Abstract

Antiproton-nucleus optical potentials fitted to $\bar p$-atom level shifts and widths are used to calculate the recently reported very low energy ($p_{L}<100$ MeV/c) $\bar p$ cross sections for annihilation on light nuclei. The apparent suppression of annihilation upon increasing the atomic charge $Z$ and mass number $A$ is resolved as due to the strong effective repulsion produced by the very absorptive optical potential which keeps the $\bar p$-nucleus wavefunction substantially outside the nuclear surface, so that the resulting reaction cross section saturates as function of the strength of Im $V_{{\rm opt}}$. This feature, for $E >0$, parallels the recent prediction, for $E < 0$, that the level widths of $\bar p$ atoms saturate and, hence, that $\bar p$ deeply bound atomic states are relatively narrow.
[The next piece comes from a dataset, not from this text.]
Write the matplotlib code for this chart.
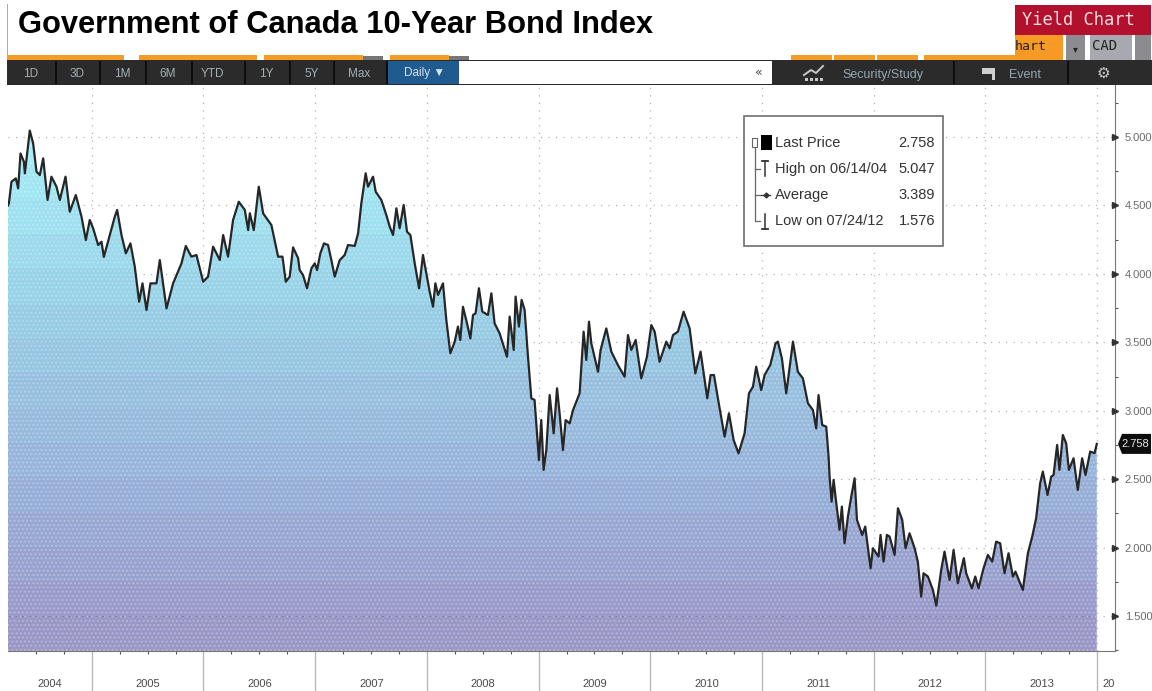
import numpy as np
import matplotlib
matplotlib.use("Agg")
import matplotlib.pyplot as plt
from matplotlib.colors import LinearSegmentedColormap
from matplotlib.patches import Polygon, Rectangle

TITLE = "Government of Canada 10-Year Bond Index"
YEAR_LABELS = ["2004", "2005", "2006", "2007", "2008", "2009", "2010", "2011", "2012", "2013", "20"]
YEAR_LABEL_POS = [2004.62, 2005.5, 2006.5, 2007.5, 2008.5, 2009.5, 2010.5, 2011.5, 2012.5, 2013.5, 2014.1]
YEAR_EDGES = list(range(2005, 2015))
Y_TICKS = [1.5, 2.0, 2.5, 3.0, 3.5, 4.0, 4.5, 5.0]
BUTTONS = ["1D", "3D", "1M", "6M", "YTD", "1Y", "5Y", "Max"]
LEGEND_ROWS = [("Last Price", "2.758"), ("High on 06/14/04", "5.047"),
               ("Average", "3.389"), ("Low on 07/24/12", "1.576")]
LAST_PRICE = 2.758

dates = [2004.25,2004.258,2004.281,2004.32,2004.341,2004.362,2004.392,2004.401,2004.445,2004.475,2004.505,2004.535,2004.565,2004.604,2004.639,2004.684,2004.714,2004.765,2004.803,2004.857,2004.908,2004.947,2004.982,
2005.012,2005.057,2005.087,2005.108,2005.161,2005.206,2005.227,2005.266,2005.305,2005.346,2005.385,2005.424,2005.454,2005.49,2005.525,2005.579,2005.609,2005.669,2005.728,2005.803,2005.842,2005.892,2005.937,2005.997,
2006.041,2006.086,2006.146,2006.176,2006.22,2006.265,2006.316,2006.37,2006.4,2006.415,2006.45,2006.495,2006.534,2006.608,2006.668,2006.707,2006.737,2006.772,2006.802,2006.847,2006.861,2006.891,2006.927,2006.966,2006.996,
2007.017,2007.046,2007.079,2007.115,2007.145,2007.175,2007.219,2007.264,2007.294,2007.354,2007.384,2007.413,2007.452,2007.473,2007.518,2007.542,2007.592,2007.637,2007.667,2007.697,2007.727,2007.756,2007.792,2007.822,2007.852,2007.891,2007.93,2007.965,2007.995,
2008.025,2008.055,2008.076,2008.1,2008.144,2008.174,2008.21,2008.249,2008.278,2008.299,2008.323,2008.359,2008.389,2008.413,2008.436,2008.466,2008.496,2008.547,2008.577,2008.606,2008.651,2008.717,2008.741,2008.777,2008.794,2008.824,2008.848,2008.875,2008.905,2008.935,2008.964,
2009.003,2009.024,2009.045,2009.069,2009.099,2009.135,2009.165,2009.188,2009.218,2009.242,2009.278,2009.308,2009.367,2009.403,2009.427,2009.451,2009.472,2009.532,2009.555,2009.606,2009.651,2009.71,2009.77,2009.8,2009.83,2009.869,2009.919,2009.97,
2010.009,2010.039,2010.083,2010.143,2010.173,2010.203,2010.247,2010.298,2010.352,2010.403,2010.45,2010.51,2010.54,2010.57,2010.605,2010.665,2010.704,2010.746,2010.79,2010.844,2010.883,2010.919,2010.948,2010.993,
2011.023,2011.074,2011.121,2011.142,2011.178,2011.217,2011.277,2011.321,2011.366,2011.411,2011.456,2011.485,2011.506,2011.539,2011.575,2011.596,2011.605,2011.623,2011.641,2011.665,2011.694,2011.715,2011.739,2011.769,2011.799,2011.829,2011.85,2011.897,2011.924,2011.972,2011.993,
2012.043,2012.061,2012.088,2012.118,2012.142,2012.187,2012.217,2012.255,2012.285,2012.321,2012.366,2012.395,2012.425,2012.446,2012.485,2012.53,2012.56,2012.604,2012.634,2012.679,2012.715,2012.753,2012.807,2012.828,2012.879,2012.909,2012.938,2012.983,
2013.022,2013.061,2013.096,2013.132,2013.171,2013.207,2013.246,2013.269,2013.335,2013.38,2013.419,2013.454,2013.49,2013.514,2013.556,2013.589,2013.61,2013.642,2013.663,2013.693,2013.723,2013.747,2013.789,2013.827,2013.866,2013.896,2013.938,2013.977,2013.997]

yields = [4.50,4.515,4.673,4.698,4.625,4.88,4.82,4.734,5.047,4.954,4.747,4.722,4.844,4.54,4.71,4.637,4.54,4.71,4.454,4.576,4.418,4.247,4.394,
4.333,4.211,4.235,4.124,4.284,4.418,4.467,4.284,4.15,4.223,4.053,3.797,3.931,3.736,3.931,3.931,4.101,3.748,3.931,4.077,4.204,4.126,4.138,3.943,
3.98,4.199,4.101,4.284,4.126,4.394,4.527,4.467,4.32,4.443,4.32,4.637,4.442,4.357,4.126,4.126,3.943,3.98,4.194,4.114,4.028,3.992,3.895,4.04,4.077,
4.028,4.15,4.223,4.211,4.10,3.98,4.10,4.138,4.211,4.204,4.296,4.515,4.735,4.637,4.71,4.60,4.54,4.43,4.345,4.284,4.479,4.333,4.503,4.308,4.284,4.077,3.895,4.138,4.004,
3.87,3.76,3.931,3.846,3.931,3.663,3.42,3.505,3.615,3.517,3.76,3.639,3.529,3.70,3.712,3.895,3.724,3.70,3.858,3.639,3.566,3.395,3.688,3.444,3.834,3.615,3.81,3.736,3.395,3.091,3.079,
2.64,2.933,2.568,2.714,3.115,2.835,3.164,2.981,2.713,2.932,2.908,3.005,3.127,3.578,3.371,3.651,3.492,3.285,3.444,3.602,3.432,3.334,3.249,3.553,3.444,3.517,3.237,3.395,
3.626,3.578,3.358,3.505,3.456,3.553,3.578,3.724,3.602,3.273,3.432,3.091,3.261,3.261,3.091,2.811,2.981,2.786,2.689,2.835,3.127,3.176,3.322,3.151,
3.261,3.334,3.492,3.505,3.383,3.127,3.505,3.285,3.237,3.055,3.005,2.871,3.115,2.896,2.884,2.665,2.519,2.336,2.495,2.324,2.13,2.3,2.032,2.227,2.373,2.507,2.203,2.093,2.154,1.849,1.996,
1.935,2.093,1.898,2.093,2.081,1.947,2.288,2.203,1.996,2.105,1.996,1.898,1.642,1.813,1.789,1.691,1.576,1.837,1.971,1.764,1.983,1.74,1.923,1.813,1.703,1.789,1.703,1.849,
1.947,1.898,2.044,2.032,1.813,1.959,1.789,1.825,1.691,1.959,2.081,2.215,2.47,2.556,2.385,2.519,2.531,2.75,2.568,2.823,2.762,2.568,2.653,2.422,2.653,2.531,2.702,2.69,2.758]

W, H = 1152, 691
fig = plt.figure(figsize=(W / 100, H / 100), dpi=100, facecolor="white")

L, R, T, B = 8, 1115, 85, 651
ax = fig.add_axes([L / W, 1 - B / H, (R - L) / W, (B - T) / H])
ax.set_xlim(2004.25, 2014.16)
ax.set_ylim(1.245, 5.38)

ax.grid(True, axis="both", color="#b4b4b4", ls=(0, (1, 5)), lw=0.9, zorder=1)
ax.set_axisbelow(True)
ax.set_xticks(YEAR_EDGES)
ax.set_yticks(Y_TICKS)
ax.set_yticks(np.arange(1.25, 5.3, 0.5), minor=True)
ax.tick_params(axis="x", which="major", length=29, color="#b8b8b8", width=1.0, labelbottom=False)
ax.set_xticks(np.arange(2004.5, 2014, 0.25), minor=True)
ax.tick_params(axis="x", which="minor", length=2.5, color="#555555", width=0.8)
ax.yaxis.tick_right()
ax.tick_params(axis="y", which="major", length=0, pad=7, labelsize=8, labelcolor="#6a6a6a")
ax.tick_params(axis="y", which="minor", length=2.5, color="#555555", width=0.8, direction="out")
ax.set_yticklabels([f"{v:.3f}" for v in Y_TICKS], fontfamily="Liberation Sans")
for s in ("top", "left"):
    ax.spines[s].set_visible(False)
ax.spines["right"].set_color("#777777")
ax.spines["bottom"].set_color("#777777")

cmap = LinearSegmentedColormap.from_list("fill", ["#9a97c6", "#97b2da", "#97cfe6", "#a4edf7"])
bands = np.linspace(1, 0, 15)[:, None]
im = ax.imshow(bands, cmap=cmap, vmin=0, vmax=1, aspect="auto", extent=(2004.25, 2014.0, 1.245, 5.05),
               zorder=2, interpolation="nearest")
ax.set_xlim(2004.25, 2014.16)
ax.set_ylim(1.245, 5.38)
outline = Polygon(list(zip(dates, yields)) + [(dates[-1], 1.245), (dates[0], 1.245)], closed=True,
                  transform=ax.transData, facecolor="none", edgecolor="none")
ax.add_patch(outline)
im.set_clip_path(outline)
texture = Polygon(list(zip(dates, yields)) + [(dates[-1], 1.245), (dates[0], 1.245)], closed=True,
                  facecolor="none", edgecolor=(1, 1, 1, 0.25), hatch="....", lw=0, zorder=3)
ax.add_patch(texture)
ax.axhline(1.5, xmax=0.98, color="#7d7db0", ls=(0, (2, 4)), lw=0.8, zorder=3)
ax.plot(dates, yields, color="#262626", lw=1.6, zorder=4)
ax.plot([2014.16] * len(Y_TICKS), Y_TICKS, ls="none", marker=">", ms=4, color="#333333", clip_on=False, zorder=5)

# Terminal chrome drawn in pixel space on an overlay
ov = fig.add_axes([0, 0, 1, 1], facecolor="none", zorder=10)
ov.set_xlim(0, W)
ov.set_ylim(H, 0)
ov.axis("off")
SANS = "Liberation Sans"
MONO = "DejaVu Sans Mono"

def box(x0, y0, x1, y1, c, **kw):
    ov.add_patch(Rectangle((x0, y0), x1 - x0, y1 - y0, facecolor=c, edgecolor=kw.pop("ec", "none"), **kw))

ov.text(18, 25, TITLE, fontsize=22.2, fontweight="bold", family=SANS, va="center", color="black")
box(6.5, 4, 7.5, 57, "#f0a030")
for a, b in [(7, 124), (139, 257), (264, 363), (390, 449), (791, 832), (834, 875), (877, 918), (924, 1015)]:
    box(a, 55, b, 60, "#f39c26")
for a, b in [(363, 383), (449, 469)]:
    box(a, 56, b, 60, "#777777")
box(7, 60, W, 85, "#2b2b2b")
box(388, 61, 459, 84, "#1f5b8e")
box(459, 61, 772, 84, "white")
xs = [31, 77, 122, 168, 212, 266, 312, 359]
seps = [55, 99, 145, 191, 244, 289, 333, 386, 953, 1067]
for s in seps:
    box(s, 61, s + 1.5, 84, "#0c0c0c")
for xp, label in zip(xs, BUTTONS):
    ov.text(xp, 73.5, label, color="#a4b0b6", fontsize=8.5, ha="center", va="center", family=SANS)
ov.text(424, 73, "Daily \u25BC", color="#d8e4ee", fontsize=8.5, ha="center", va="center", family=SANS)
ov.text(759, 72, "\u00AB", color="#444444", fontsize=9, ha="center", va="center")
ov.text(883, 74.5, "Security/Study", color="#94a8b4", fontsize=9, ha="center", va="center", family=SANS)
ov.text(1025, 74.5, "Event", color="#94a8b4", fontsize=9, ha="center", va="center", family=SANS)
ov.text(1103, 73.5, "\u2699", color="#c8c8c8", fontsize=11, ha="center", va="center", family="DejaVu Sans")
ov.plot([804, 811, 816, 823], [75, 70, 73, 66], color="#c8c8c8", lw=1.4)
for bx in (805, 810, 815, 820):
    box(bx, 78, bx + 3, 81, "#c8c8c8")
ov.add_patch(Polygon([(982, 68), (995, 68), (995, 80), (992, 80), (992, 74), (982, 74)], facecolor="#d0d0d0"))
box(1015, 5, W - 1, 35, "#b2102c")
ov.text(1022, 20, "Yield Chart", color="#f4dde0", fontsize=12.3, va="center", family=MONO)
box(1015, 35, 1063, 60, "#f79a25")
ov.text(1015, 46, "hart", color="#222222", fontsize=9.5, va="center", family=MONO)
box(1066, 35, 1085, 60, "#8c8c90")
ov.text(1075, 49, "\u25BE", color="#222222", fontsize=7, ha="center", va="center")
box(1090, 35, 1132, 60, "#a8a8b0")
ov.text(1105, 46, "CAD", color="#222222", fontsize=10, ha="center", va="center", family=MONO)
box(1135, 35, W - 1, 60, "#8c8c90")

# Legend
box(743.5, 115.5, 942.5, 245.5, "white", ec="#6e6e6e", lw=1.2, zorder=6)
rows_y = [143, 169, 195, 221]
for (name, val), yp in zip(LEGEND_ROWS, rows_y):
    ov.text(775, yp, name, color="#333333", fontsize=10.5, va="center", family=SANS, zorder=7)
    ov.text(935, yp, val, color="#333333", fontsize=10.5, va="center", ha="right", family=SANS, zorder=7)
ov.plot([755, 755, 760], [147, 221, 221], color="#666666", lw=0.9, zorder=7)
for yp in (169, 195):
    ov.plot([755, 760], [yp, yp], color="#666666", lw=0.9, zorder=7)
box(752, 138, 757, 147, "white", ec="#666666", lw=0.8, zorder=7)
box(761, 135, 772, 150, "black", zorder=7)
ov.plot([765, 765], [161, 176], color="#333333", lw=1.1, zorder=7)
ov.plot([762, 768], [161, 161], color="#333333", lw=1.3, zorder=7)
ov.plot([761, 770], [195, 195], color="#333333", lw=0.9, zorder=7)
ov.plot([765.5], [195], color="#333333", marker="D", ms=2.5, zorder=7)
ov.plot([765, 765], [214, 229], color="#333333", lw=1.1, zorder=7)
ov.plot([762, 768], [229, 229], color="#333333", lw=1.3, zorder=7)

# Year labels
for lab, xv in zip(YEAR_LABELS, YEAR_LABEL_POS):
    xp = 92 + (xv - 2005) * 111.7
    ov.text(xp, 684, lab, color="#4a4a4a", fontsize=8, ha="center", va="center", family=SANS)

# Last price tag
yp = T + (5.38 - LAST_PRICE) / (5.38 - 1.245) * (B - T)
ov.add_patch(Polygon([(1118, yp), (1122, yp - 10), (W - 1, yp - 10), (W - 1, yp + 10), (1122, yp + 10)],
                     facecolor="#0d0d0d", edgecolor="none"))
ov.text(1135, yp, f"{LAST_PRICE:.3f}", color="#e8e8e8", fontsize=8, ha="center", va="center", family=SANS)

fig.savefig("out.png", dpi=100)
Predictions are made for $\bar p$ annihilation cross sections over the entire periodic table at these very low energies and the systematics of the calculated cross sections as function of $A$, $Z$ and $E$ are discussed and explained in terms of a Coulomb-modified strong-absorption model. Finally, optical potentials which fit simultaneously low-energy $\bar p - ^4$He observables for $E < 0$ as well as for $E > 0$ are used to assess the reliability of extracting Coulomb modified $\bar p$ nuclear scattering lengths directly from the data.